:: YOUR GOAL ::
Retype each line of the material exactly, please, skipping any picture in it.

:: DATASET EXTRACT ::
____________________

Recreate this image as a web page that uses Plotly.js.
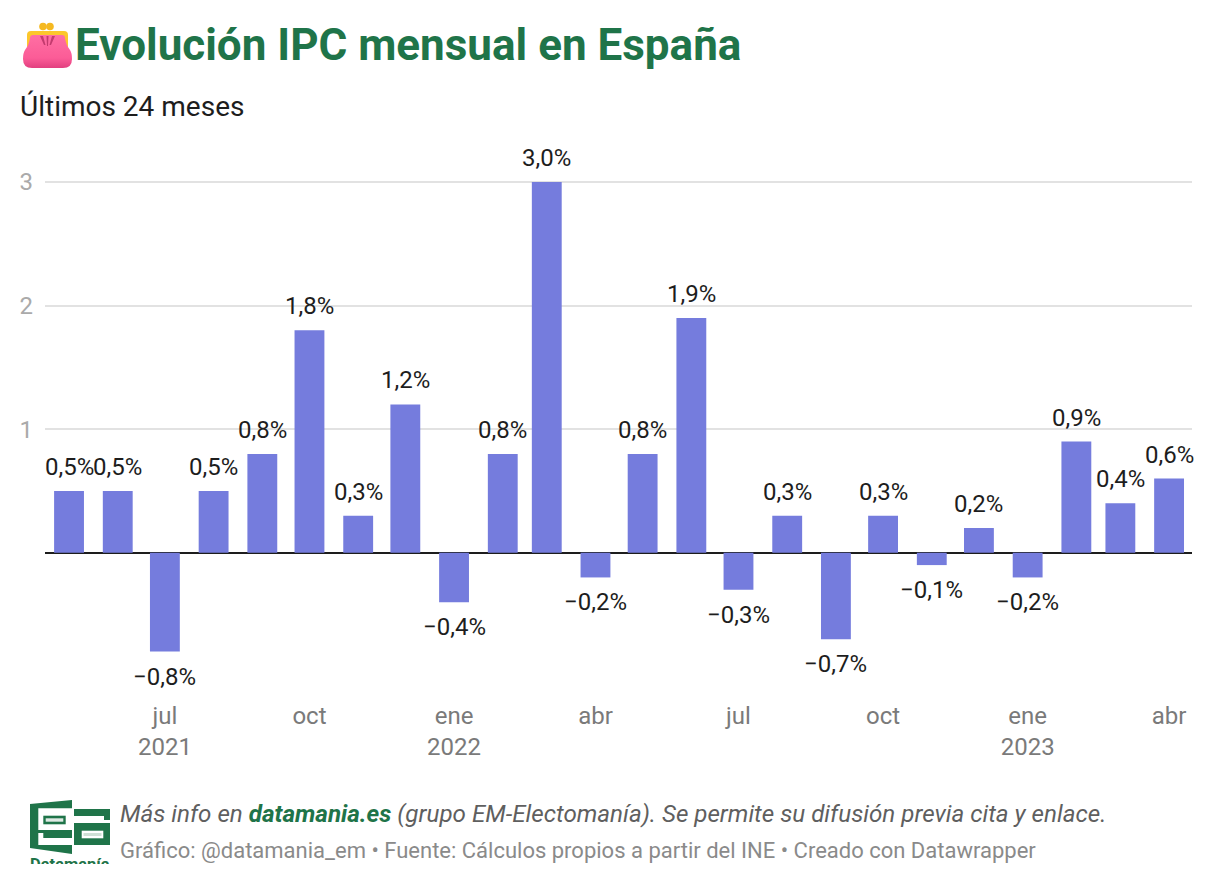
<!DOCTYPE html>
<html lang="es">
<head>
<meta charset="utf-8">
<title>Evolución IPC mensual en España</title>
<script src="https://cdn.plot.ly/plotly-3.0.1.min.js"></script>
<style>
  html, body { margin: 0; padding: 0; background: #fff; }
  #chart { width: 1212px; height: 884px; }
</style>
</head>
<body>
<div id="chart"></div>
<script>
var months = ['2021-05-01', '2021-06-01', '2021-07-01', '2021-08-01', '2021-09-01', '2021-10-01',
  '2021-11-01', '2021-12-01', '2022-01-01', '2022-02-01', '2022-03-01', '2022-04-01', '2022-05-01',
  '2022-06-01', '2022-07-01', '2022-08-01', '2022-09-01', '2022-10-01', '2022-11-01', '2022-12-01',
  '2023-01-01', '2023-02-01', '2023-03-01', '2023-04-01'];
var ipc = [0.5, 0.5, -0.8, 0.5, 0.8, 1.8, 0.3, 1.2, -0.4, 0.8, 3.0, -0.2, 0.8, 1.9, -0.3, 0.3,
  -0.7, 0.3, -0.1, 0.2, -0.2, 0.9, 0.4, 0.6];
var tickMonths = ['2021-07-01', '2021-10-01', '2022-01-01', '2022-04-01', '2022-07-01', '2022-10-01',
  '2023-01-01', '2023-04-01'];
var tickLabels = ['jul<br>2021', 'oct', 'ene<br>2022', 'abr', 'jul', 'oct', 'ene<br>2023', 'abr'];
var yTicks = [0, 1, 2, 3];
var yLabels = ['', '1', '2', '3'];

var FONT = 'Roboto, sans-serif';
var GREEN = '#1f7449';
var W = 1212, H = 884;
var M = { l: 45, r: 20, t: 145, b: 183 };
var DAY = 86400000;

// pixel position on the page -> paper coordinates
function px(x) { return (x - M.l) / (W - M.l - M.r); }
function py(y) { return 1 - (y - M.t) / (H - M.t - M.b); }

function pageText(x, y, text, size, color) {
  return {
    xref: 'paper', yref: 'paper', x: px(x - 2), y: py(y), text: text, showarrow: false,
    xanchor: 'left', yanchor: 'middle', align: 'left',
    font: { family: FONT, size: size, color: color }
  };
}

function pageImage(svg, x, y, w, h) {
  return {
    source: 'data:image/svg+xml;charset=utf-8,' + encodeURIComponent(svg),
    xref: 'paper', yref: 'paper', x: px(x), y: py(y),
    sizex: w / (W - M.l - M.r), sizey: h / (H - M.t - M.b),
    xanchor: 'left', yanchor: 'top', sizing: 'stretch', layer: 'above'
  };
}

function fmtValue(v) {
  var s = Math.abs(v).toFixed(1).replace('.', ',') + '%';
  return v < 0 ? '\u2212' + s : s;
}

var purse = "<svg xmlns='http://www.w3.org/2000/svg' viewBox='0 0 49 47'>" +
  "<defs><linearGradient id='g' x1='0' y1='0' x2='0' y2='1'><stop offset='0' stop-color='#ff6fa3'/>" +
  "<stop offset='0.7' stop-color='#fb5c97'/><stop offset='1' stop-color='#e23f7f'/></linearGradient></defs>" +
  "<circle cx='20' cy='4.5' r='3.8' fill='#f5b921'/><circle cx='27' cy='4.5' r='3.8' fill='#f5b921'/>" +
  "<path d='M4 28 V13 Q4 9 8 9 H41 Q45 9 45 13 V28 Z' fill='#fcc72c'/>" +
  "<path d='M7 16 Q7 13 10 13 H39 Q42 13 42 16 Q43 23 47 28 Q49 31 49 37 Q49 46 40 46 H9 Q0 46 0 37 Q0 31 2 28 Q6 23 7 16 Z' fill='url(#g)'/>" +
  "<path d='M23.5 14 L24 24 L25 24 L25.5 14 Z M29 14 L26.5 23 L28 23 L32 14 Z M20 14 L22.5 23 L21 23 L17 14 Z' fill='#c33a6e'/>" +
  "</svg>";

var logo = "<svg xmlns='http://www.w3.org/2000/svg' viewBox='0 0 80 64'>" +
  "<g fill='" + GREEN + "'>" +
  "<path d='M0 4 L42 0 V8.3 H8.3 V30 H42 V38 H13.3 V33 H8.3 V45 H42 V54 L0 48 Z'/>" +
  "<rect x='13.3' y='15.7' width='22.4' height='8.6'/>" +
  "<path d='M44 9 H80 V20 H74 V16 H44 Z'/>" +
  "<rect x='44' y='23' width='36' height='22'/>" +
  "</g>" +
  "<rect x='15.7' y='18.3' width='17.6' height='3.4' fill='#dfeae4'/>" +
  "<rect x='51.7' y='30.7' width='21.6' height='7.6' fill='#fff'/><rect x='53.5' y='33' width='18' height='3' fill='#cfe0d6'/>" +
  "<text x='0' y='70' font-family='Roboto' font-weight='700' font-size='16.5' fill='" + GREEN + "'>Datamanía</text>" +
  "</svg>";

var trace = {
  type: 'bar',
  x: months,
  y: ipc,
  marker: { color: '#757cdd', line: { width: 0 } },
  width: 19 * DAY,
  hoverinfo: 'x+y'
};

// value labels sit a fixed gap off the bar end
var valueLabels = months.map(function (m, i) {
  var up = ipc[i] >= 0;
  return {
    x: m, y: ipc[i], xref: 'x', yref: 'y', text: fmtValue(ipc[i]), showarrow: false,
    xanchor: 'center', yanchor: up ? 'bottom' : 'top', yshift: up ? 8 : -9,
    font: { family: FONT, size: 24, color: '#1d1d1d' }
  };
});

var layout = {
  width: W,
  height: H,
  margin: M,
  paper_bgcolor: '#fff',
  plot_bgcolor: '#fff',
  showlegend: false,
  font: { family: FONT },
  xaxis: {
    type: 'date',
    tickmode: 'array',
    tickvals: tickMonths,
    ticktext: tickLabels,
    tickfont: { family: FONT, size: 24, color: '#7a7a7a' },
    ticks: '',
    ticklabelstandoff: -2,
    showgrid: false,
    zeroline: false,
    showline: false,
    range: ['2021-04-15 17:00', '2023-04-15 14:00']
  },
  yaxis: {
    range: [-1.2, 3.3],
    tickmode: 'array',
    tickvals: yTicks,
    ticktext: yLabels,
    tickfont: { family: FONT, size: 24, color: '#aaaaaa' },
    ticks: '',
    ticklabelstandoff: 11,
    gridcolor: '#e2e2e2',
    gridwidth: 1.5,
    zeroline: true,
    zerolinecolor: '#1d1d1d',
    zerolinewidth: 2,
    showline: false
  },
  annotations: valueLabels.concat([
    pageText(75, 45, '<b>Evolución IPC mensual en España</b>', 44, GREEN),
    pageText(20, 106, 'Últimos 24 meses', 28, '#1d1d1d'),
    pageText(120, 814, '<i>Más info en <b><span style="color:' + GREEN + '">datamania.es</span></b> (grupo EM-Electomanía). Se permite su difusión previa cita y enlace.</i>', 24.2, '#5f5f5f'),
    pageText(120, 850, 'Gráfico: @datamania_em • Fuente: Cálculos propios a partir del INE • Creado con Datawrapper', 22, '#8a8a8a')
  ]),
  images: [
    pageImage(purse, 23, 22, 49, 47),
    pageImage(logo, 30, 800, 80, 64)
  ]
};

Plotly.newPlot('chart', [trace], layout, { displayModeBar: false, responsive: false });
</script>
</body>
</html>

____________________

:: RESULT ::
Recreate this image as a web page that uses Plotly.js.
<!DOCTYPE html>
<html lang="es">
<head>
<meta charset="utf-8">
<title>Evolución IPC mensual en España</title>
<script src="https://cdn.plot.ly/plotly-3.0.1.min.js"></script>
<style>
  html, body { margin: 0; padding: 0; background: #fff; }
  #chart { width: 1212px; height: 884px; }
</style>
</head>
<body>
<div id="chart"></div>
<script>
var months = ['2021-05-01', '2021-06-01', '2021-07-01', '2021-08-01', '2021-09-01', '2021-10-01',
  '2021-11-01', '2021-12-01', '2022-01-01', '2022-02-01', '2022-03-01', '2022-04-01', '2022-05-01',
  '2022-06-01', '2022-07-01', '2022-08-01', '2022-09-01', '2022-10-01', '2022-11-01', '2022-12-01',
  '2023-01-01', '2023-02-01', '2023-03-01', '2023-04-01'];
var ipc = [0.5, 0.5, -0.8, 0.5, 0.8, 1.8, 0.3, 1.2, -0.4, 0.8, 3.0, -0.2, 0.8, 1.9, -0.3, 0.3,
  -0.7, 0.3, -0.1, 0.2, -0.2, 0.9, 0.4, 0.6];
var tickMonths = ['2021-07-01', '2021-10-01', '2022-01-01', '2022-04-01', '2022-07-01', '2022-10-01',
  '2023-01-01', '2023-04-01'];
var tickLabels = ['jul<br>2021', 'oct', 'ene<br>2022', 'abr', 'jul', 'oct', 'ene<br>2023', 'abr'];
var yTicks = [0, 1, 2, 3];
var yLabels = ['', '1', '2', '3'];

var FONT = 'Roboto, sans-serif';
var GREEN = '#1f7449';
var W = 1212, H = 884;
var M = { l: 45, r: 20, t: 145, b: 183 };
var DAY = 86400000;

// pixel position on the page -> paper coordinates
function px(x) { return (x - M.l) / (W - M.l - M.r); }
function py(y) { return 1 - (y - M.t) / (H - M.t - M.b); }

function pageText(x, y, text, size, color) {
  return {
    xref: 'paper', yref: 'paper', x: px(x - 2), y: py(y), text: text, showarrow: false,
    xanchor: 'left', yanchor: 'middle', align: 'left',
    font: { family: FONT, size: size, color: color }
  };
}

function pageImage(svg, x, y, w, h) {
  return {
    source: 'data:image/svg+xml;charset=utf-8,' + encodeURIComponent(svg),
    xref: 'paper', yref: 'paper', x: px(x), y: py(y),
    sizex: w / (W - M.l - M.r), sizey: h / (H - M.t - M.b),
    xanchor: 'left', yanchor: 'top', sizing: 'stretch', layer: 'above'
  };
}

function fmtValue(v) {
  var s = Math.abs(v).toFixed(1).replace('.', ',') + '%';
  return v < 0 ? '\u2212' + s : s;
}

var purse = "<svg xmlns='http://www.w3.org/2000/svg' viewBox='0 0 49 47'>" +
  "<defs><linearGradient id='g' x1='0' y1='0' x2='0' y2='1'><stop offset='0' stop-color='#ff6fa3'/>" +
  "<stop offset='0.7' stop-color='#fb5c97'/><stop offset='1' stop-color='#e23f7f'/></linearGradient></defs>" +
  "<circle cx='20' cy='4.5' r='3.8' fill='#f5b921'/><circle cx='27' cy='4.5' r='3.8' fill='#f5b921'/>" +
  "<path d='M4 28 V13 Q4 9 8 9 H41 Q45 9 45 13 V28 Z' fill='#fcc72c'/>" +
  "<path d='M7 16 Q7 13 10 13 H39 Q42 13 42 16 Q43 23 47 28 Q49 31 49 37 Q49 46 40 46 H9 Q0 46 0 37 Q0 31 2 28 Q6 23 7 16 Z' fill='url(#g)'/>" +
  "<path d='M23.5 14 L24 24 L25 24 L25.5 14 Z M29 14 L26.5 23 L28 23 L32 14 Z M20 14 L22.5 23 L21 23 L17 14 Z' fill='#c33a6e'/>" +
  "</svg>";

var logo = "<svg xmlns='http://www.w3.org/2000/svg' viewBox='0 0 80 64'>" +
  "<g fill='" + GREEN + "'>" +
  "<path d='M0 4 L42 0 V8.3 H8.3 V30 H42 V38 H13.3 V33 H8.3 V45 H42 V54 L0 48 Z'/>" +
  "<rect x='13.3' y='15.7' width='22.4' height='8.6'/>" +
  "<path d='M44 9 H80 V20 H74 V16 H44 Z'/>" +
  "<rect x='44' y='23' width='36' height='22'/>" +
  "</g>" +
  "<rect x='15.7' y='18.3' width='17.6' height='3.4' fill='#dfeae4'/>" +
  "<rect x='51.7' y='30.7' width='21.6' height='7.6' fill='#fff'/><rect x='53.5' y='33' width='18' height='3' fill='#cfe0d6'/>" +
  "<text x='0' y='70' font-family='Roboto' font-weight='700' font-size='16.5' fill='" + GREEN + "'>Datamanía</text>" +
  "</svg>";

var trace = {
  type: 'bar',
  x: months,
  y: ipc,
  marker: { color: '#757cdd', line: { width: 0 } },
  width: 19 * DAY,
  hoverinfo: 'x+y'
};

// value labels sit a fixed gap off the bar end
var valueLabels = months.map(function (m, i) {
  var up = ipc[i] >= 0;
  return {
    x: m, y: ipc[i], xref: 'x', yref: 'y', text: fmtValue(ipc[i]), showarrow: false,
    xanchor: 'center', yanchor: up ? 'bottom' : 'top', yshift: up ? 8 : -9,
    font: { family: FONT, size: 24, color: '#1d1d1d' }
  };
});

var layout = {
  width: W,
  height: H,
  margin: M,
  paper_bgcolor: '#fff',
  plot_bgcolor: '#fff',
  showlegend: false,
  font: { family: FONT },
  xaxis: {
    type: 'date',
    tickmode: 'array',
    tickvals: tickMonths,
    ticktext: tickLabels,
    tickfont: { family: FONT, size: 24, color: '#7a7a7a' },
    ticks: '',
    ticklabelstandoff: -2,
    showgrid: false,
    zeroline: false,
    showline: false,
    range: ['2021-04-15 17:00', '2023-04-15 14:00']
  },
  yaxis: {
    range: [-1.2, 3.3],
    tickmode: 'array',
    tickvals: yTicks,
    ticktext: yLabels,
    tickfont: { family: FONT, size: 24, color: '#aaaaaa' },
    ticks: '',
    ticklabelstandoff: 11,
    gridcolor: '#e2e2e2',
    gridwidth: 1.5,
    zeroline: true,
    zerolinecolor: '#1d1d1d',
    zerolinewidth: 2,
    showline: false
  },
  annotations: valueLabels.concat([
    pageText(75, 45, '<b>Evolución IPC mensual en España</b>', 44, GREEN),
    pageText(20, 106, 'Últimos 24 meses', 28, '#1d1d1d'),
    pageText(120, 814, '<i>Más info en <b><span style="color:' + GREEN + '">datamania.es</span></b> (grupo EM-Electomanía). Se permite su difusión previa cita y enlace.</i>', 24.2, '#5f5f5f'),
    pageText(120, 850, 'Gráfico: @datamania_em • Fuente: Cálculos propios a partir del INE • Creado con Datawrapper', 22, '#8a8a8a')
  ]),
  images: [
    pageImage(purse, 23, 22, 49, 47),
    pageImage(logo, 30, 800, 80, 64)
  ]
};

Plotly.newPlot('chart', [trace], layout, { displayModeBar: false, responsive: false });
</script>
</body>
</html>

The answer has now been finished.